Nur vier Frauen wurden nominiert – viel zu wenig, wie der Chef der SPD-Gruppe im Europaparlament, Udo Bullmann, kritisiert. „Es geht um die Verantwortung in Europa, da darf es keine hasenfüßigen Rückschritte in vergangene Jahrhunderte geben“, warnt er. Auch Grüne und Linke fordern mehr Frauen und drohen mit Ablehnung.

„Cherchez la femme“ lautet daher das neue Motto in Brüssel. Pessimisten unken schon, der Streit um die Frauenquote könne den Start der neuen EU-Kommission – geplant ist der 1. November – verzögern. Doch es gibt nicht nur die Frauenfrage. Es geht auch darum, dass Sozialisten und Konservative, große und kleine Länder sowie Ost- und Westeuropäer „versorgt“ werden.

Beim letzten Mal war das nicht gelungen – auch wegen des Streits um Russland und die Ukraine. Italien hatte seine Außenministerin Federica Mogherini nominiert. Doch die Osteuropäer mauerten – die 41-Jährige sei zu unerfahren und zu Russland-freundlich. Inzwischen haben sie ihren Widerstand angeblich aufgegeben. „Es gibt keinen Zweifel mehr an ihrer Ernennung“, sagte ein EU-Diplomat.

Der Grund für den Sinneswandel ist nicht nur massiver Druck des italienischen Ministerpräsidenten Matteo Renzi. Er hält derzeit den EU-Ratsvorsitz und braucht Erfolge. Offenbar gibt es auch wieder einen der berühmt-berüchtigten Brüsseler Hinterzimmerdeals. Als „Gegenleistung“ für das Ja zu Mogherini soll nämlich ein Osteuropäer den wichtigen Chefposten im Rat übernehmen.
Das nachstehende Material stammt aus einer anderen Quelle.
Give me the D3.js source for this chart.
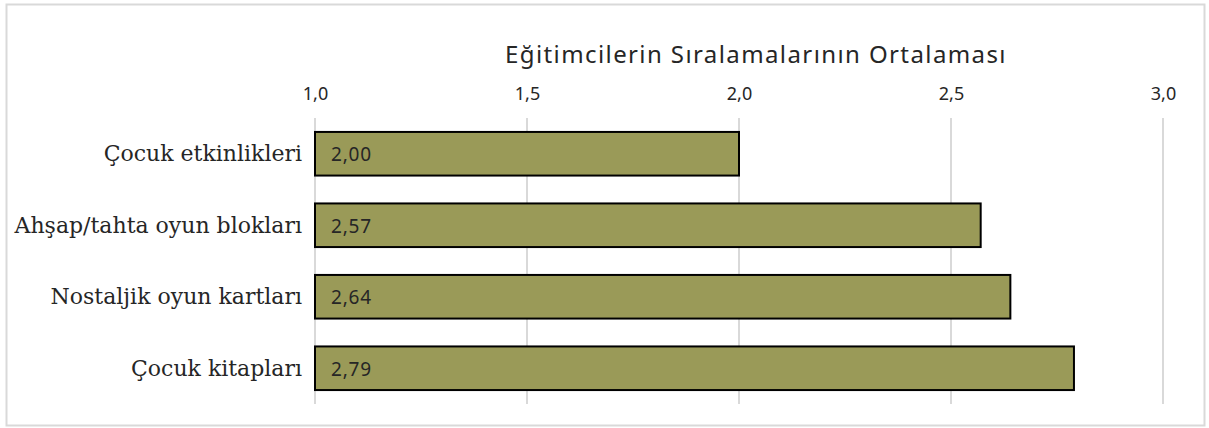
<!DOCTYPE html>
<html>
<head>
<meta charset="utf-8">
<script src="https://cdn.jsdelivr.net/npm/d3@7"></script>
<style>
  body { margin: 0; background: #fff; }
  .tick text { font-family: "Noto Sans", sans-serif; }
</style>
</head>
<body>
<div id="chart"></div>
<script>
var categories = ["Çocuk etkinlikleri", "Ahşap/tahta oyun blokları", "Nostaljik oyun kartları", "Çocuk kitapları"];
var values = [2.00, 2.57, 2.64, 2.79];
var labels = ["2,00", "2,57", "2,64", "2,79"];
var tickValues = [1.0, 1.5, 2.0, 2.5, 3.0];
var tickLabels = ["1,0", "1,5", "2,0", "2,5", "3,0"];

var svgWidth = 1209;
var svgHeight = 428;

var svg = d3.select("#chart")
  .append("svg")
  .attr("width", svgWidth)
  .attr("height", svgHeight);

// outer frame
svg.append("rect")
  .attr("x", 6.5).attr("y", 4.5)
  .attr("width", 1198).attr("height", 421)
  .attr("fill", "none")
  .attr("stroke", "#d9d9d9")
  .attr("stroke-width", 2);

var x = d3.scaleLinear()
  .domain([1, 3])
  .range([315, 1163]);

var y = d3.scaleBand()
  .domain(categories)
  .range([118, 404])
  .paddingInner(0.39)
  .paddingOuter(0.195);

// gridlines
svg.append("g")
  .selectAll("line")
  .data(tickValues)
  .enter()
  .append("line")
  .attr("x1", d => x(d)).attr("x2", d => x(d))
  .attr("y1", 118).attr("y2", 404)
  .attr("stroke", "#d9d9d9")
  .attr("stroke-width", 2);

var topAxis = d3.axisTop(x)
  .tickValues(tickValues)
  .tickFormat((d, i) => tickLabels[i])
  .tickSize(0)
  .tickPadding(0);

var axisG = svg.append("g")
  .attr("transform", "translate(0, 100)")
  .call(topAxis);
axisG.select(".domain").remove();
axisG.selectAll("text")
  .attr("font-size", 18)
  .attr("fill", "#262626");

svg.append("text")
  .attr("x", 756)
  .attr("y", 63)
  .attr("text-anchor", "middle")
  .attr("font-family", "Noto Sans, sans-serif")
  .attr("font-size", 24)
  .attr("letter-spacing", 1.4)
  .attr("fill", "#262626")
  .text("Eğitimcilerin Sıralamalarının Ortalaması");

// category labels
svg.append("g")
  .selectAll("text")
  .data(categories)
  .enter()
  .append("text")
  .attr("x", 302)
  .attr("y", d => y(d) + y.bandwidth() / 2)
  .attr("dy", "0.35em")
  .attr("text-anchor", "end")
  .attr("font-family", "DejaVu Serif, serif")
  .attr("font-size", 22)
  .attr("fill", "#262626")
  .text(d => d);

svg.append("g")
  .selectAll("rect")
  .data(values)
  .enter()
  .append("rect")
  .attr("x", x(1))
  .attr("y", (d, i) => y(categories[i]))
  .attr("width", d => x(d) - x(1))
  .attr("height", y.bandwidth())
  .attr("fill", "#9a9a58")
  .attr("stroke", "#000")
  .attr("stroke-width", 2);

svg.append("g")
  .selectAll("text")
  .data(labels)
  .enter()
  .append("text")
  .attr("x", 331)
  .attr("y", (d, i) => y(categories[i]) + y.bandwidth() / 2)
  .attr("dy", "0.4em")
  .attr("font-family", "Noto Sans, sans-serif")
  .attr("font-size", 19)
  .attr("letter-spacing", 0.8)
  .attr("fill", "#262626")
  .text(d => d);
</script>
</body>
</html>
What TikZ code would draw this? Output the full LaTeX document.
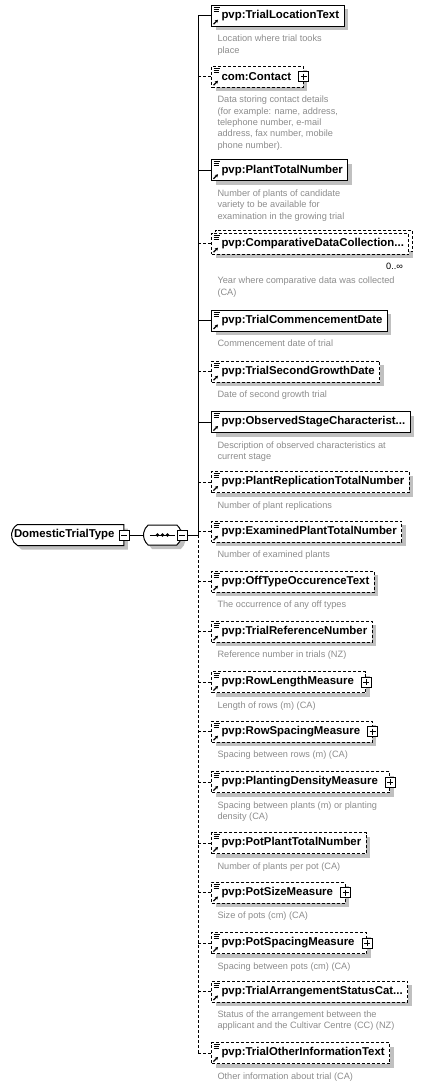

Im Gespräch sind der polnische Premierminister Donald Tusk und der frühere lettische Ministerpräsident Valdis Dombrovskis. Es könnte allerdings auch die dänische Regierungschefin Helle Thorning-Schmidt werden – sie wird von Berlin und London protegiert und hat den großen Vorteil, eine Frau zu sein. „Cherchez la femme“ eben.

Allerdings könnte die Eskalation in der Ukraine den Gipfel durcheinanderwirbeln und neuen Schwung in das Personenkarussell bringen. Zudem gibt es noch neue Vorstöße aus Berlin und Paris: Kanzlerin Merkel möchte den spanischen Wirtschaftsminister Luis de Guindos zum neuen Eurogruppenchef machen. Und Präsident François Hollande fordert wegen der angespannten Wirtschaftslage einen Sonder-Euro-Gipfel. Eine Einigung zeichnet sich nicht ab.